Эта страсть имеет ту особенность, что нельзя отметить в сопутствии с нею каких-либо изменений в сердце и крови, как при остальных страстях. Причина этому та, что, не воспринимая предмета ни хорошим, ни дурным, а только познавая вещь, которой дивятся, эта страсть имеет отношение не к сердцу и не к крови, от которых зависит все благополучие тела, а только к мозгу, где находятся органы, служащие этому познанию.
Это не препятствует удивлению обладать большой силой по причине неожиданности, то есть внезапного и случайного обнаружения впечатления, которое изменяет движения «духов»; подобная неожиданность свойственна и исключительно присуща этой страсти. Хотя неожиданность наблюдается и в других страстях (она обычно встречается почти во всех и усиливает их), удивление теснее связано с нею. Сила внезапности зависит от двух причин: от новизны предмета и от того, что движение, причиняемое удивлением, с самого начала получает всю силу. Ведь понятно, что такое движение имеет больший результат, нежели те движения, которые, будучи сперва слабы и возрастая только мало-помалу, легко могут быть прекращены. Известно также, что новые объекты чувств изменяют мозг в его определенных частях, обычно не изменявшихся; эти части, будучи более нежными или менее плотными, чем те, которые грубеют от частых волнений, увеличивают результаты движений, вызываемых там. Это не покажется невероятным, если сообразить, что на том же основании подошвы наших ног приучены к прикосновению весьма грубому вследствие тяжести тела, опирающегося на них; мы мало чувствуем это прикосновение при ходьбе, между тем другое, раздражающее подошвы, менее значительное и более нежное прикосновение почти невыносимо, ибо необычно для нас.

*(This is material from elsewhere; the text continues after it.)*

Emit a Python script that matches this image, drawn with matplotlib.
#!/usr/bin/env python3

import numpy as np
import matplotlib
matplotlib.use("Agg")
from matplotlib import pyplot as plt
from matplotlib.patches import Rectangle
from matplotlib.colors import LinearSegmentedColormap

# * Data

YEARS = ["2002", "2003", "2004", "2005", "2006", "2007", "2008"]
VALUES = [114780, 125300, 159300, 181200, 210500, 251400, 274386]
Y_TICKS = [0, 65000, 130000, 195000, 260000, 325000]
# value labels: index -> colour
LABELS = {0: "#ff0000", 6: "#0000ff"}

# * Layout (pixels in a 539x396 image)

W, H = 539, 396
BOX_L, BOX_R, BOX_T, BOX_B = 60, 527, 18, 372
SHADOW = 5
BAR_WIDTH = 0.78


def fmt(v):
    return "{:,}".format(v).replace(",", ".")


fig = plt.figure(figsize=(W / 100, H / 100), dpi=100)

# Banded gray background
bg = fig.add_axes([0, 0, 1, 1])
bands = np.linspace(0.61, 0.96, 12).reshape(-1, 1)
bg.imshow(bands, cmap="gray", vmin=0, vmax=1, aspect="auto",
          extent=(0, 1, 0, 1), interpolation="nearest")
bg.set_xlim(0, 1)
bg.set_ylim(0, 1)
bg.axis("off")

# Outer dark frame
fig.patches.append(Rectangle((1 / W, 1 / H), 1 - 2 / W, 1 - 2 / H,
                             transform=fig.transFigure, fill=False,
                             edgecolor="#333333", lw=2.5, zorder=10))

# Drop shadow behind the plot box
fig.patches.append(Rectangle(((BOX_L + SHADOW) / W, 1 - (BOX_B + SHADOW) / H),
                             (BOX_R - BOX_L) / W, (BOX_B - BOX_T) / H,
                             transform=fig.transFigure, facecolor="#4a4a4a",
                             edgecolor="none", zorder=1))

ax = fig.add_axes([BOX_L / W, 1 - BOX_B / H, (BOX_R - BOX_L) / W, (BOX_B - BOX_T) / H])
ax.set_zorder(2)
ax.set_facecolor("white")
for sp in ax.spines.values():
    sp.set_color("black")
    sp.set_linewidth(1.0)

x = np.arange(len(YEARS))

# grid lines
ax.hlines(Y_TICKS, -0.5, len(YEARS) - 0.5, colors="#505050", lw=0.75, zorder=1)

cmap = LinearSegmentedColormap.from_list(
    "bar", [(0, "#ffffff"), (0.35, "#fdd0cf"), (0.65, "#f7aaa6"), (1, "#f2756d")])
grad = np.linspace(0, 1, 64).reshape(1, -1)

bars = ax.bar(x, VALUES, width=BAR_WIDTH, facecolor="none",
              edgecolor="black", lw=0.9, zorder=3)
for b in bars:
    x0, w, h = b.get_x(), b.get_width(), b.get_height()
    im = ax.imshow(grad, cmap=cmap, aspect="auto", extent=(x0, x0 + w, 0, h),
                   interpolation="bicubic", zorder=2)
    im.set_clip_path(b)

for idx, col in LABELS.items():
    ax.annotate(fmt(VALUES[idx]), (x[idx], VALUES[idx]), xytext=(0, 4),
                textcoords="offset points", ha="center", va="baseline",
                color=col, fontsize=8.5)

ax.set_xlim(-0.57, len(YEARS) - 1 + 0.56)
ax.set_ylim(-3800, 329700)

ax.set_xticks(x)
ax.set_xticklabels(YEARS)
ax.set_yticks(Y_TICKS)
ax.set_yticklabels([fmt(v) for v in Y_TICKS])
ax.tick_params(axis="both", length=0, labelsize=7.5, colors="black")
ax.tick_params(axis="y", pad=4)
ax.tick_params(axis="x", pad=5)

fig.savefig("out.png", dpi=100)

И эта неожиданность имеет ту силу, что «духи» углублений мозга принимают оттуда направление к месту, где находится впечатление от объекта, которому удивляются, так что она все их там известным образом толкает, и «духи» так заняты сохранением этого впечатления, что совершенно не оказывается таких из них, которые направились бы к мускулам; нет даже и того, чтобы «духи» двигались по первоначальным путям, которым они следовали в мозгу. От того-то все тело делается неподвижным, как статуя, и нам становится невозможным воспринимать вещь иначе как только с ее представленной лицевой стороны, а следовательно, невозможно приобрести и более подробное знание о ней. Такое состояние вообще называют «быть изумленным»; изумление есть чрезмерность в удивлении, всегда дурная чрезмерность.

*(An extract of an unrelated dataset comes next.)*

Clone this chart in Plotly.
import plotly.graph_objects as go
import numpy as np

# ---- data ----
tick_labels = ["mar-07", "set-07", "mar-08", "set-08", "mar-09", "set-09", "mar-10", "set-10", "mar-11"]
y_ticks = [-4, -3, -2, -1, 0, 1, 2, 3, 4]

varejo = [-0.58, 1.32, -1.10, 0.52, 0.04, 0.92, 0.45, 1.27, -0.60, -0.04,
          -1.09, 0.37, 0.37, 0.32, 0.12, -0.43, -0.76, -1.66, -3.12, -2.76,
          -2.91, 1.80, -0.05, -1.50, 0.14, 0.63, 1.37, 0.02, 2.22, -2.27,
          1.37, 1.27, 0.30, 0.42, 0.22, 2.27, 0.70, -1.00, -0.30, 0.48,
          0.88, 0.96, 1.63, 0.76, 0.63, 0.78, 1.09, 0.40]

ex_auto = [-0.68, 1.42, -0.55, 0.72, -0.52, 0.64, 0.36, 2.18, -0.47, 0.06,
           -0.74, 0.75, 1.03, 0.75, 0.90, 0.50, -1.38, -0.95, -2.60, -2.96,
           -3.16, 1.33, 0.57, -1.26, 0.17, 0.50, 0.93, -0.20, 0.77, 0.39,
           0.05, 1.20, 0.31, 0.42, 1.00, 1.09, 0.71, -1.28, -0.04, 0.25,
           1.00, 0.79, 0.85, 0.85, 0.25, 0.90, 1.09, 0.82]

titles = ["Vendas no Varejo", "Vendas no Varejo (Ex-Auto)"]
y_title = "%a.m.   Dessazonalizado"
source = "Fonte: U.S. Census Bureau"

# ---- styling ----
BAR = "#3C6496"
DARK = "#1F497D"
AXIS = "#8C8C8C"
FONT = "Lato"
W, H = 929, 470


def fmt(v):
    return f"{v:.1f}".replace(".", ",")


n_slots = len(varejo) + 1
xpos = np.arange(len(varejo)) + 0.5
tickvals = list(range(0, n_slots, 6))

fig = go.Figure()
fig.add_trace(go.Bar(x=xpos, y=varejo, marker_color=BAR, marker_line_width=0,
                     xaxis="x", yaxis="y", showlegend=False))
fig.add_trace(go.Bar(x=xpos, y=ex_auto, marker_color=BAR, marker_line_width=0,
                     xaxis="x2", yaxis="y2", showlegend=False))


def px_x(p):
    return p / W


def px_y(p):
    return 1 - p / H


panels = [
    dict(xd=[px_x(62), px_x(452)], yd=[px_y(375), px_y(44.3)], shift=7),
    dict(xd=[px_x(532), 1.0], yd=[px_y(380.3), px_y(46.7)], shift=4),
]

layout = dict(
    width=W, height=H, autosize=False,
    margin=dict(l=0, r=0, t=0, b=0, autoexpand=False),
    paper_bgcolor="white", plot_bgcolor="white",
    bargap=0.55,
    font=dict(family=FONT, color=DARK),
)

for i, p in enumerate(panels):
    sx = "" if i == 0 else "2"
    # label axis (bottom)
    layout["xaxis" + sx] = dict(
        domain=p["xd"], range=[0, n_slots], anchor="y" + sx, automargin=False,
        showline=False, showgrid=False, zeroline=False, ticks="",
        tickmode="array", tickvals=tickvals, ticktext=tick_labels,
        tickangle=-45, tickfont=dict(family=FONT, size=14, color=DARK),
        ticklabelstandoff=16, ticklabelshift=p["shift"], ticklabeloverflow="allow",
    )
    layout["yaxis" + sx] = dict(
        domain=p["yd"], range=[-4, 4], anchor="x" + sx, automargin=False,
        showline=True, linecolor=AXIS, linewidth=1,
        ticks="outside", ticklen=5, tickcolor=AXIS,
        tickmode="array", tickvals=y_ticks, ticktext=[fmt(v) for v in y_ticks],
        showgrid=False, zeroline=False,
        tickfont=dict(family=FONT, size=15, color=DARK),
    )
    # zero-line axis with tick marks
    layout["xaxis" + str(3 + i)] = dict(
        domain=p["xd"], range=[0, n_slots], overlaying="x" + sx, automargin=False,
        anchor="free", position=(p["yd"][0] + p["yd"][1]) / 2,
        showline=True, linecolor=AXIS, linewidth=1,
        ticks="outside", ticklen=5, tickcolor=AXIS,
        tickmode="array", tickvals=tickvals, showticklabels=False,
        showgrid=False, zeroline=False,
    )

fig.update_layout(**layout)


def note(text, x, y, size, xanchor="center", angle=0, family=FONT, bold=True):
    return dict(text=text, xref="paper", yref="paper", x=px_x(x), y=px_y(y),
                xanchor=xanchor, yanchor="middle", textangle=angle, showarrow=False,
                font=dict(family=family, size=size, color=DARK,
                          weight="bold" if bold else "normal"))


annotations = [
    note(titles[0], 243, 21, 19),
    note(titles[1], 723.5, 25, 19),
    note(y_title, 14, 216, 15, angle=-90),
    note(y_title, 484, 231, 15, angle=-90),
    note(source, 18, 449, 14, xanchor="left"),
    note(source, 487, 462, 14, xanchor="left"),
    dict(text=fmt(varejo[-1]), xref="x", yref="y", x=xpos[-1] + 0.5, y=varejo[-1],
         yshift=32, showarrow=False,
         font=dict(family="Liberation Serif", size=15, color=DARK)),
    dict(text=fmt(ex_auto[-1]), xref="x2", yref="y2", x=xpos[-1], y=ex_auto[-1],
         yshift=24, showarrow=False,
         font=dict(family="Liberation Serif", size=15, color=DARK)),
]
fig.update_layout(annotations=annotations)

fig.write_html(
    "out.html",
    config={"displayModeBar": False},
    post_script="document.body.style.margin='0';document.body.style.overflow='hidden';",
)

Как легко понять из сказанного выше, полезность всех страстей состоит в том лишь, что они усиливают и продляют в душе мысли, пригодные для сохранения и в противном случае легко исчезающие
. Точно так же все зло, какое может быть причинено страстями, состоит в том, что они усиливают и сохраняют эти мысли более, чем это необходимо, или же усиливают и сохраняют иные мысли, задерживаться на которых нет ничего хорошего.Об удивлении, в частности, можно сказать, что оно полезно нам, поскольку мы воспринимаем и удерживаем в своей памяти вещи, остававшиеся ранее нам неизвестными, а так как мы удивляемся только тому, что кажется нам редким и необыкновенным, то удивление может проявиться в нас лишь через посредство того, чего мы не знали, или же того, что отлично от известного уже нам. Ведь благодаря этому отличию мы и называем данную вещь выдающейся. Хотя бы она и была вполне предоставлена нашему разумению и нашим чувствам, мы от одного этого не удержим ее в нашей памяти, если идея, имеющаяся у нас, не будет усиливаться в мозгу данной страстью или применением нашего рассудка, направляемого нашей волей к вниманию и особому размышлению. Другие страсти могут содействовать нашей отметке вещей как хороших или других, но для тех из вещей, которые только редки, мы пользуемся исключительно удивлением. Отсюда видно, что вещи, которые не имеют какого-либо естественного касательства к этой страсти, просто нам неизвестны.